-- start of GIVEN INFORMATION --

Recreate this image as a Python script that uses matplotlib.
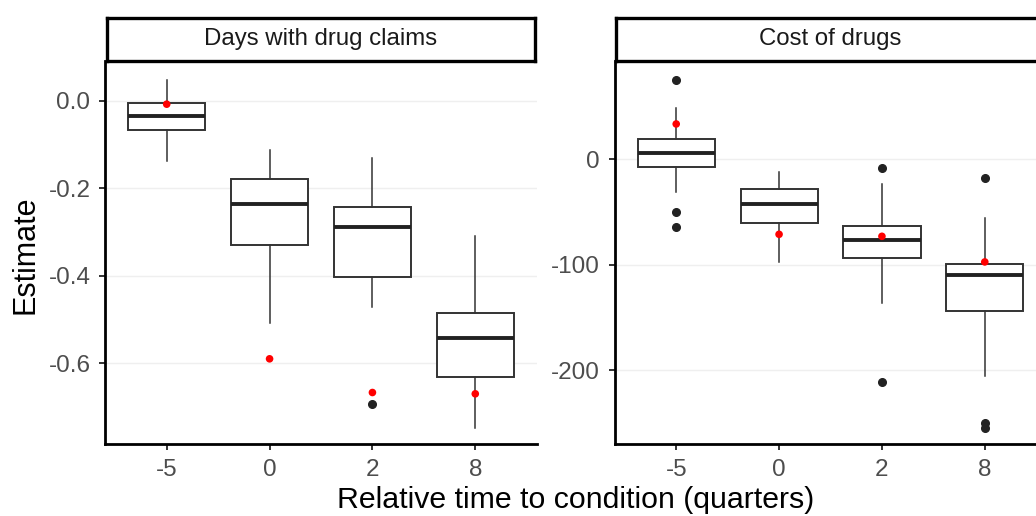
import matplotlib
matplotlib.use("Agg")
import matplotlib.pyplot as plt

plt.rcParams['font.family'] = ['Liberation Sans', 'DejaVu Sans']

categories = ["-5", "0", "2", "8"]

# Panel 1: Days with drug claims
days_whislo = [-0.139, -0.507, -0.471, -0.747]
days_q1 = [-0.068, -0.330, -0.404, -0.631]
days_med = [-0.036, -0.236, -0.289, -0.543]
days_q3 = [-0.005, -0.179, -0.243, -0.486]
days_whishi = [0.047, -0.113, -0.130, -0.309]
days_outliers = [[], [], [-0.693], []]
days_red = [-0.008, -0.590, -0.667, -0.670]

# Panel 2: Cost of drugs
cost_whislo = [-31.0, -97.0, -135.9, -205.1]
cost_q1 = [-7.3, -60.1, -93.6, -144.1]
cost_med = [5.7, -42.7, -76.5, -109.7]
cost_q3 = [19.0, -28.4, -63.5, -99.5]
cost_whishi = [48.3, -12.3, -23.1, -55.9]
cost_outliers = [[75.2, -50.0, -64.5], [], [-8.5, -211.1], [-17.4, -250.2, -255.0]]
cost_red = [33.5, -71.1, -73.0, -97.3]

W, H = 1036, 516
fig = plt.figure(figsize=(W / 100, H / 100), dpi=100)

def px_axes(x0, y0, x1, y1):
    return [x0 / W, 1 - y1 / H, (x1 - x0) / W, (y1 - y0) / H]

panels = [
    dict(title="Days with drug claims", rect=(105, 61, 537, 444), ylim=(-0.7847, 0.0907),
         yticks=[0.0, -0.2, -0.4, -0.6], fmt="{:.1f}",
         lo=days_whislo, q1=days_q1, med=days_med, q3=days_q3, hi=days_whishi,
         out=days_outliers, red=days_red),
    dict(title="Cost of drugs", rect=(614.5, 61, 1046.5, 444), ylim=(-269.9, 93.2),
         yticks=[0, -100, -200], fmt="{:.0f}",
         lo=cost_whislo, q1=cost_q1, med=cost_med, q3=cost_q3, hi=cost_whishi,
         out=cost_outliers, red=cost_red),
]

positions = list(range(1, len(categories) + 1))
box_col = "#333333"

for p in panels:
    x0, y0, x1, y1 = p["rect"]
    ax = fig.add_axes(px_axes(x0, y0, x1, y1))
    stats = []
    for i in range(len(categories)):
        stats.append(dict(whislo=p["lo"][i], q1=p["q1"][i], med=p["med"][i],
                          q3=p["q3"][i], whishi=p["hi"][i], fliers=p["out"][i]))
    ax.bxp(stats, positions=positions, widths=0.75, showcaps=False, showfliers=True,
           patch_artist=True,
           boxprops=dict(facecolor="white", edgecolor=box_col, linewidth=1.4),
           whiskerprops=dict(color=box_col, linewidth=1.1),
           medianprops=dict(color="#222222", linewidth=2.8),
           flierprops=dict(marker="o", markerfacecolor="#222222", markeredgecolor="#222222",
                           markersize=5.5, linestyle="none"),
           zorder=2)
    ax.scatter(positions, p["red"], s=30, color="#FF0000", edgecolors="none", zorder=5)
    ax.set_xlim(0.4, len(categories) + 0.6)
    ax.set_ylim(*p["ylim"])
    ax.set_xticks(positions)
    ax.set_xticklabels(categories)
    ax.set_yticks(p["yticks"])
    ax.set_yticklabels([p["fmt"].format(v) for v in p["yticks"]])
    ax.grid(axis="y", color="#EFEFEF", linewidth=1.0, zorder=0)
    ax.set_axisbelow(True)
    for s in ["top", "right"]:
        ax.spines[s].set_visible(False)
    for s in ["left", "bottom"]:
        ax.spines[s].set_linewidth(2.0)
        ax.spines[s].set_color("black")
    ax.tick_params(axis="both", length=4, width=1.4, color=box_col, labelcolor="#4D4D4D",
                   labelsize=17.5, pad=6.5)
    # strip
    sx = fig.add_axes(px_axes(x0 + 1.5, 17.5, x1 - 2, 60.5))
    sx.set_xticks([]); sx.set_yticks([])
    for s in sx.spines.values():
        s.set_linewidth(2.4)
        s.set_color("black")
    sx.set_facecolor("white")
    sx.text(0.5, 0.5, p["title"], ha="center", va="center", fontsize=17.3,
            color="#1A1A1A", transform=sx.transAxes)

fig.text(575.5 / W, 1 - 500 / H, "Relative time to condition (quarters)", ha="center",
         va="center", fontsize=21.8, color="black")
fig.text(25 / W, 1 - 255 / H, "Estimate", ha="center", va="center", rotation=90,
         fontsize=22, color="black")

fig.savefig("out.png", dpi=100, facecolor="white")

-- end of GIVEN INFORMATION --

- TASK DESCRIPTION
Repeat only the lines from the beginning of the material through the line containing "days_red = [-0.008, -0.590, -0.667, -0.670]", both ends kept, leaving pictures out.

- EXERCISE RESPONSE
Recreate this image as a Python script that uses matplotlib.
import matplotlib
matplotlib.use("Agg")
import matplotlib.pyplot as plt

plt.rcParams['font.family'] = ['Liberation Sans', 'DejaVu Sans']

categories = ["-5", "0", "2", "8"]

# Panel 1: Days with drug claims
days_whislo = [-0.139, -0.507, -0.471, -0.747]
days_q1 = [-0.068, -0.330, -0.404, -0.631]
days_med = [-0.036, -0.236, -0.289, -0.543]
days_q3 = [-0.005, -0.179, -0.243, -0.486]
days_whishi = [0.047, -0.113, -0.130, -0.309]
days_outliers = [[], [], [-0.693], []]
days_red = [-0.008, -0.590, -0.667, -0.670]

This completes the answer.